You got a beast of a machine but don't want to "tinker" with it to get the most performance?? Honestly, stay on ubuntu since at least all the beginner guides are written for it. For you, I would not even touch proxmox and gpu passthrough or any other headaches.
Start off small, (again not to be mean) but go on the vllm github and figure out how to install it. Read the github issues and discussions.
maxwarp79@reddit (OP)
Fair point, starting simple with Ubuntu/vLLM. Any pinned guide for TP=2 on 5090?
see_spot_ruminate@reddit
Not that I know of. Probably the best way to find out is to check out their github or just fuck around with it.

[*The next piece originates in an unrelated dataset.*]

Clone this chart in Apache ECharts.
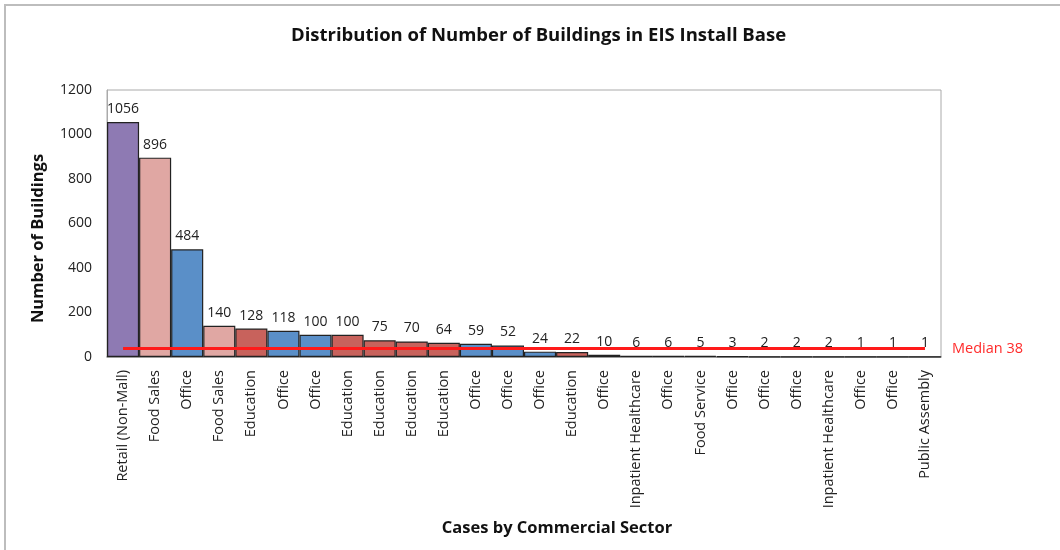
<!DOCTYPE html>
<html>
<head>
    <meta charset="utf-8">
    <script src="https://cdn.jsdelivr.net/npm/echarts@6/dist/echarts.min.js"></script>
    <style>
        body { margin: 0; background: #fff; }
    </style>
</head>
<body>
<div id="main" style="width: 1060px;height:550px;"></div>
<script type="text/javascript">
    // data
    const sectors = ['Retail (Non-Mall)', 'Food Sales', 'Office', 'Food Sales', 'Education', 'Office', 'Office',
        'Education', 'Education', 'Education', 'Education', 'Office', 'Office', 'Office', 'Education', 'Office',
        'Inpatient Healthcare', 'Office', 'Food Service', 'Office', 'Office', 'Office', 'Inpatient Healthcare',
        'Office', 'Office', 'Public Assembly'];
    const buildings = [1056, 896, 484, 140, 128, 118, 100, 100, 75, 70, 64, 59, 52, 24, 22, 10, 6, 6, 5, 3, 2, 2, 2, 1, 1, 1];
    const median = 38;
    const yTicks = [0, 200, 400, 600, 800, 1000, 1200];

    const sectorColor = {
        'Retail (Non-Mall)': '#8e7ab3',
        'Food Sales': '#e0a7a3',
        'Office': '#5a8fc8',
        'Education': '#c8625c',
        'Inpatient Healthcare': '#9bbb59',
        'Food Service': '#e0a7a3',
        'Public Assembly': '#f79646'
    };

    const myChart = echarts.init(document.getElementById('main'));

    const font = '"Open Sans", "Liberation Sans", sans-serif';

    const option = {
        backgroundColor: '#fff',
        textStyle: { fontFamily: font },
        title: {
            text: 'Distribution of Number of Buildings in EIS Install Base',
            left: 286,
            top: 21,
            textStyle: { fontFamily: font, fontSize: 18.5, fontWeight: 'bold', color: '#111' }
        },
        graphic: [{
            type: 'rect',
            shape: { x: 5, y: 5, width: 1100, height: 600 },
            style: { fill: null, stroke: '#bdbdbd', lineWidth: 2 },
            silent: true
        }],
        grid: {
            left: 107, right: 119, top: 90, bottom: 193,
            show: true, borderColor: '#aaa', borderWidth: 1
        },
        xAxis: {
            type: 'category',
            data: sectors,
            name: 'Cases by Commercial Sector',
            nameLocation: 'middle',
            nameGap: 163,
            nameTextStyle: {
                fontFamily: font, fontSize: 16.5, fontWeight: 'bold', color: '#111',
                padding: [0, 0, 0, 66]
            },
            axisLine: { lineStyle: { color: '#888', width: 1.5 } },
            axisTick: { show: false },
            axisLabel: {
                rotate: 90, interval: 0, margin: 13,
                fontFamily: font, fontSize: 14.5, color: '#222'
            }
        },
        yAxis: {
            type: 'value',
            min: yTicks[0],
            max: yTicks[yTicks.length - 1],
            interval: 200,
            name: 'Number of Buildings',
            nameLocation: 'middle',
            nameGap: 60,
            nameTextStyle: {
                fontFamily: font, fontSize: 16.5, fontWeight: 'bold', color: '#111',
                padding: [0, 30, 0, 0]
            },
            axisLine: { show: true, lineStyle: { color: '#aaa' } },
            axisTick: { show: false },
            splitLine: { show: false },
            axisLabel: {
                margin: 15, fontFamily: font, fontSize: 14, color: '#222',
                formatter: function (v) { return String(v); }
            }
        },
        series: [{
            type: 'bar',
            barCategoryGap: '0%',
            data: buildings.map(function (v, i) {
                return { value: v, itemStyle: { color: sectorColor[sectors[i]] } };
            }),
            itemStyle: { borderColor: '#222', borderWidth: 1.2 },
            label: {
                show: true, position: 'top', distance: 6,
                fontFamily: font, fontSize: 14, color: '#222'
            },
            markLine: {
                symbol: 'none',
                silent: true,
                lineStyle: { color: '#ff1a1a', width: 3, type: 'solid' },
                label: {
                    show: true, position: 'end', distance: 27,
                    formatter: 'Median ' + median,
                    fontFamily: font, fontSize: 14.5, color: '#ff2a2a'
                },
                data: [[
                    { coord: [0, median] },
                    { coord: [sectors.length - 1, median] }
                ]]
            }
        }]
    };

    myChart.setOption(option);
</script>
</body>
</html>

Also, vllm is good but you bought all that system ram and I don't think it is going to use it. Try llamacpp or ik_llamacpp (the new split mode graph is good for dense models and each can be faster depending on the model). This way you can leverage that system ram.
Narrow-Belt-5030@reddit
Switched from ollama to vllm .. difference is night and day, even more so if you have multiple calls to the same llm.
maxwarp79@reddit (OP)
Where can I find tutorials/guides to install? No problems with RTX 5090?
Narrow-Belt-5030@reddit
I know it sounds stupid, but I just asked Claude to do it for me.
maxwarp79@reddit (OP)
Thanks! Huge jump from Ollama—do you have a good Claude prompt for 5090 vLLM setup? Specific issues you hit?
lemondrops9@reddit
I like Linux Mint and LM Studio personally because it makes playing with models easy.
But you want multi-user so it should an easy choice of vLLM. As LM Studio just got multiple user, but it just cuts down the speed by how many people are generating.
LA_rent_Aficionado@reddit
2x 5090 will not be enough VRAM for TP especially with batching on the models you mention if you want full GPU offload. I’d at least move to llama-server over ollama , vllm will further increase your vram requirements. Exl3/2 is good but not as mature of an ecosystem for batching and multiuser, I’d suggest using tabbyapi as the front end for any ex backend. You’ll likely need to update your PSU if you want TP and batching since the 5090s will have more load.
Infinite100p@reddit
Don't 5090's have some passthrough bug where they idle at high wattage or something like that?